Pilar-fon-Pilkhau_Adolf_Adolfovich.jpgБарон Адольф Пилар фон Пилькау (1851-1925). Фото: wikimedia.org

В ходе расследования опрошены были не только крестьяне, но и местные представители дворянства. Их мнение о Вальдгофской фабрике значительно отличалось. Например, Адольф Пилар фон Пильхау, барон, гофмейстер двора его величества, ландмаршал, 59 лет, утверждал, что в сокращении уловов рыбы виноваты сами рыбаки, которые ловят ее в чрезмерном количестве. Ему было «ничего не известно о вреде, будто бы причиняемом рыболовству фабрикой», и он «ничего не слышал о массовом подыхании рыб в реке Пернаве и в Перновской бухте», и ни один рыболов не говорил ему об этом.
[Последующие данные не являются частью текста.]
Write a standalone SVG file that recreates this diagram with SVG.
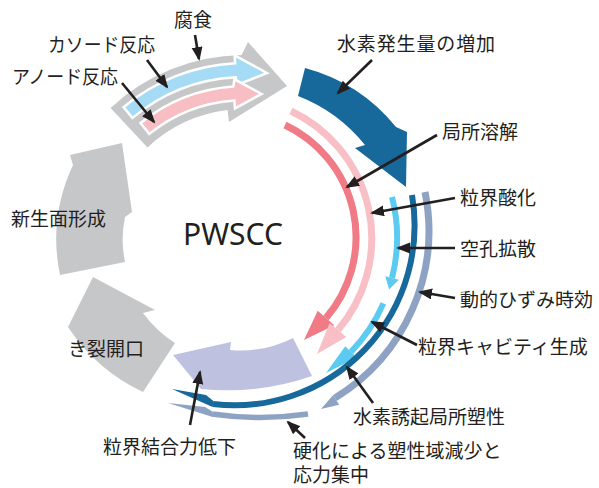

Возможно, барон действительно не врал и говорил искренне: загрязнение для него просто не существовало, он никак не соприкасался с ним. Поэтому в завершение своих показаний он использовал аргумент, который по-прежнему активно применяется по отношению к участникам экологических протестов в России: «Я глубоко убежден, что все жалобы рыбаков являются просто рецептом социал-демократической партии, домогающейся всякими путями возбуждения одной части населения, более бедной, против другой части населения, более богатой и обеспеченной».

Государственный подход

После того, как петиции рыбаков против Вальдгофской фабрики достигли Санкт-Петербурга, решение конфликта находилось в руках государства. Оно, в свою очередь, стремилось опираться на «научно обоснованные» принципы и экспертные мнения. С 1905 года до самого закрытия фабрики судебные тяжбы не прекращались и в них все чаще участвовали эксперты, чьи заключения противоречили друг другу: ученые, нанятые фабрикой, закономерно утверждали, что она не виновата в загрязнении воды, указывая на другие возможные источники. Однако государственные эксперты обнаружили серную кислоту и щелочные остатки в сточных водах фабрики, а также волокна целлюлозы, что подтверждало необходимость внедрения очистных сооружений, за созданием которых было поручено наблюдать местным властям.

Такой строгий подход государства к фабрике не был обычен для Российской империи XIX века: государство часто стремилось защищать промышленников, которые создавали рабочие места и платили налоги. Однако в данном случае большую роль играло немецкое происхождение владельцев, что делало всю фабрику нежелательным элементом в местном ландшафте, поскольку взаимоотношения между Российской и Германской империями стремительно ухудшались. Отношение к загрязнению в данном случае соответствовало отношению к выгодоприобретателям. Желание развивать Пярну как курортное место лишь усиливало активность контролирующих инстанций.

Когда в 1914 году разразилась Первая мировая война, судебные тяжбы против Вальдгофской фабрики были в самом разгаре. Но дождаться их окончания предприятию было не суждено — в 1915 году оно было разрушено в результате немецких обстрелов с моря. Этот печальный финал не кажется полностью оторванным от рассказанной выше истории: материальное загрязнение всегда оставалось частью взаимоотношений между двумя империями.

Единственным «лишним» элементом в конфликте остались крестьяне города Пярну. Из реакции петербургских ведомств на полученные жалобы можно заключить, что они пытались действовать в интересах рыболовов. Однако во множестве аналогичных случаев недовольство местных жителей не являлось аргументом, а научная экспертиза давала противоречивые заключения, позволяя принять любое удобное решение. В случае с Вальдгофской фабрикой недовольство рыбаков удачным образом совпало с неприязненным отношением петербургских чиновников к германскому капиталу и их собственным видением развития города Пярну. Впрочем, вряд ли «курортный проект» учитывал интересы экосистем и коренных жителей: они по-прежнему оставались объектами, а не субъектами управления, и в этом отношении за последние сто лет глобально мало что изменилось.


_______________

* Я благодарен товарищу и коллеге, кандидату исторических наук Григорию Афанасьеву, который обратил мое внимание на «Вальдгофское дело» и опубликовал собственное исследование на эту тему. Чтобы рассказать историю Вальдгофской фабрики, мне придется повторить многое из уже сказанного им, но по-своему — эта история достаточно многогранна и ее можно рассматривать под разными углами.